These are some recommendations for better error handling in 3factor apps.
- Error webhook: There should be an error webhook that the event system falls back to, in case of unexpected errors. In this way, if something goes wrong, your event system can call the webhook with details and handle the error.
- Retry configuration: The event system should have a retry configuration i.e. if the serverless function does not return 200, the event system should retry “n” number of times before falling back to the error webhook.
- Timeouts: There should be an appropriate timeout in your serverless functions so that the client does not have to wait indefinitely for updates. Your serverless functions should return a 500 if timeout is reached and the event system can either retry or call the error webhook.

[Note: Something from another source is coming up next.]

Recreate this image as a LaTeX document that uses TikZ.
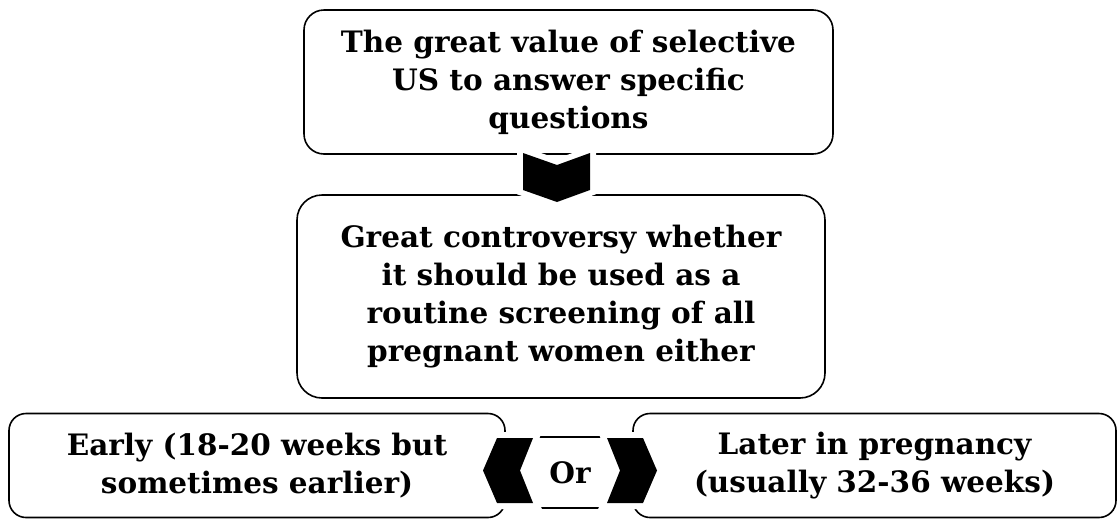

- Client intervention: In rare cases when the error webhook is also down or unable to handle failures, the client must intervene to take appropriate actions (like force abort) if a threshold period is crossed.
- Subscribe to errors: It is good to have a type in your GraphQL schema that keeps track of errors. Your client should be subscribed to this type so that it can respond pro-actively to errors.
- Duplicate events: The 3factor spec needs your serverless functions to be idempotent. This is important in cases when the function has mutated some state but failed to return 200 and the event system retries delivery.
- Avoid contacting APIs directly: It is recommended to call APIs via the event system whenever possible because you can reuse the retry and fallback logic without writing it again on the client.
Q: What happens when my serverless function is down?
A: Your event system must have a valid retry configuration i.e. whenever the function does not receive a successful response, the event system should retry at most n times. If the function still does not receive a successful response, then the event system should call an error webhook with details so that you can handle the situation however you want (such as aborting the action, notifying support or trying alternate webhooks, etc).
Q: What happens if there is an unexpected internal error?
A: Same as above. Your event system must have a valid retry configuration i.e. whenever the function does not receive a successful response, the event system should retry at most n times. If the function still does not receive a successful response, then the event system should call an error webhook with details so that you can handle the situation however you want (such as aborting the action, notifying support or trying alternate webhooks, etc).
Q: What happens if there is an expected downtime?
A: Sometimes, your app might be under high load which you want to throttle or you are undergoing some critical upgrades for which you want to shutdown certain services. In such cases, your app should be subscribed to an error API (via realtime GraphQL) so that it can handle such errors gracefully.
Q: What happens if my client crashes?
A: Nothing :) The event system, the state, and the serverless functions are outside your client application. This means that you can just refresh your client and everything should just work.
Q: What happens when the error webhook is down?
A: In case there are internal errors and your error webhook is also down, your frontend might be stuck waiting for events. In such cases, if the client has waited long enough for updates, it should intervene to cancel the action or notify the UI about the delay.
Q: How do I ensure idempotency?
A: Your serverless functions should be ready to handle cases when the same event is delivered to them more than once. A good way to do this is to make your serverless functions fetch the current state of your application (for that particular event) before performing any mutations. You should ideally perform the state check and mutation in a single transaction.